I also think that Dio was enjoying Carson’s affection, despite the pain it causes the latter. Yet he’s never truly ready to return it because it means giving up his carefree lifestyle, one where he can jump from a relationship to another. 

Many Filipinos are afraid of ruining a good thing. And Dio’s flirtation with other girls is a part of it. If a relationship isn’t defined, there’s no risk of breaking it. People like Dio hover in the space between romance and friendship because they fear that once emotions are put on the table, there’s no going back.

Time to Break the Cycle

I’m Drunk, I Love You teaches us things not just about unrequited love but the importance of proper communication of feelings. 

If we are to learn something from Carson and Dio’s story, it is that heartbreak is inevitable but it might not hurt as much if we learn to disengage from behaviors and habits that prolong our agony. 

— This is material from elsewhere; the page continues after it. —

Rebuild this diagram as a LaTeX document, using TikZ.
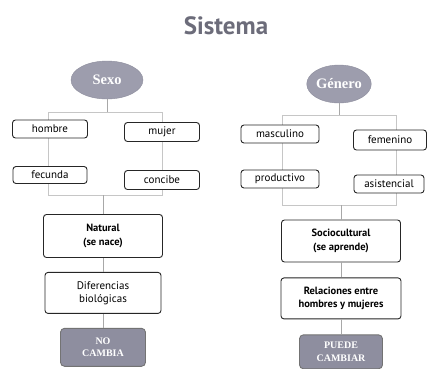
\documentclass[tikz,border=0pt]{standalone}
\usepackage{fontspec}
\setmainfont{PT Sans}
\newfontfamily\ovalfont{Liberation Serif}
\usetikzlibrary{shapes,positioning}
\definecolor{ovalgray}{HTML}{9D9DAD}
\definecolor{endgray}{HTML}{8E8E9F}
\definecolor{titlegray}{HTML}{6C6C7A}
\definecolor{framegray}{HTML}{C6C6C6}
\tikzset{
	oval/.style={
		ellipse,
		fill=ovalgray,
		draw=ovalgray!90!black,
		text=white,
		inner sep=0pt,
		font=\ovalfont\bfseries\fontsize{14.5}{16}\selectfont,
	},
	box/.style={
		rectangle,
		rounded corners=3pt,
		line width=0.9pt,
		draw=black!85,
		fill=white,
		align=center,
		inner sep=1pt,
		font=\fontsize{11}{13}\selectfont,
	},
	boldbox/.style={
		box,
		font=\bfseries\fontsize{10.5}{13.5}\selectfont,
	},
	endbox/.style={
		rectangle,
		rounded corners=4pt,
		line width=0.9pt,
		draw=black!55,
		fill=endgray,
		text=white,
		align=center,
		font=\ovalfont\bfseries\fontsize{10}{12.5}\selectfont,
	},
	frame/.style={
		draw=framegray,
		line width=0.8pt,
	},
	link/.style={
		draw=framegray!85!black,
		line width=0.8pt,
	},
}

\begin{document}
\begin{tikzpicture}[x=1pt, y=-1pt, node distance=14pt]
				
				\useasboundingbox (0,0) rectangle (428,368);
				
				\node [text=titlegray, anchor=base, font=\bfseries\fontsize{25}{28}\selectfont] (title) at (226,34) {Sistema};
				
				% Sexo
				\coordinate (sx-tl) at (48,112);
				\coordinate (sx-br) at (162,195);
				\draw [frame] (sx-tl) rectangle (sx-br);
				
				\node [oval, minimum width=72pt, minimum height=38pt] (sexo) at (107,80) {Sexo};
				\draw [link] (sexo) -- (sexo |- sx-tl);
				
				\node [box, minimum width=75pt, minimum height=18pt] (hombre) at (50,129) {hombre};
				\node [box, minimum width=75pt, minimum height=19pt] (mujer) at (162,132) {mujer};
				\node [box, minimum width=74pt, minimum height=17pt] (fecunda) at (50,175) {fecunda};
				\node [box, minimum width=75pt, minimum height=19pt] (concibe) at (162,180) {concibe};
				
				\node [boldbox, minimum width=119pt, minimum height=43pt] (natural) at (103,236) {Natural\\(se nace)};
				\draw [link] (natural) -- (natural |- sx-br);
				\node [box, minimum width=116pt, minimum height=41pt] (diferencias) [below =of natural] {Diferencias\\biológicas} edge [link] (natural);
				\node [endbox, minimum width=85pt, minimum height=38pt] (nocambia) [below =of diferencias] {NO\\CAMBIA} edge [link] (diferencias);
				
				% Genero
				\coordinate (gn-tl) at (282,115);
				\coordinate (gn-br) at (396,205);
				\draw [frame] (gn-tl) rectangle (gn-br);
				
				\node [oval, minimum width=56pt, minimum height=38pt] (genero) at (339,84) {Género};
				\draw [link] (genero) -- (genero |- gn-tl);
				
				\node [box, minimum width=78pt, minimum height=18pt] (masculino) at (280,134) {masculino};
				\node [box, minimum width=73pt, minimum height=20pt] (femenino) at (390,140) {femenino};
				\node [box, minimum width=78pt, minimum height=18pt] (productivo) at (280,179) {productivo};
				\node [box, minimum width=70pt, minimum height=18pt] (asistencial) at (389,184) {asistencial};
				
				\node [boldbox, minimum width=119pt, minimum height=42pt] (sociocultural) at (341,241) {Sociocultural\\(se aprende)};
				\draw [link] (sociocultural) -- (sociocultural |- gn-br);
				\node [boldbox, minimum width=120pt, minimum height=41pt] (relaciones) [node distance=15pt, below =of sociocultural] {Relaciones entre\\hombres y mujeres} edge [link] (sociocultural);
				\node [endbox, minimum width=83pt, minimum height=34pt] (puedecambiar) [node distance=15pt, below =of relaciones] {PUEDE\\CAMBIAR} edge [link] (relaciones);
			\end{tikzpicture}
\end{document}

For example, we must prioritize communication instead of assumption. No more “Baka mahal niya rin ako” without actual confirmation. Love isn’t a guessing game. We’ve been conditioned to believe that subtle gestures and pakiramdaman are enough, but unless it’s said outright, it’s just wishful thinking. Speak up, ask, and clarify—because assuming is not the same as knowing.

It is also important to seek clarity in relationships. Dio’s biggest crime wasn’t rejecting Carson—it was keeping her on the hook. Paasa culture thrives on ambiguity, and it’s on us to demand clarity. If they act like they like you but won’t make a move, don’t settle for “baka” or “ewan ko”. Ask yourself: Do I deserve someone who keeps me confused? (Hint: You don’t.)

It’s easy to romanticize the Carson phase. The quiet devotion, the hope, the idea that maybe, just maybe, they’ll wake up one day and realize they love you too. But love isn’t about waiting for someone to choose you. Love is about choosing yourself. 

So to all Carsons out there, don’t wait for a Dio to change his mind. Be your own happy ending. Please, grumaduate ka na.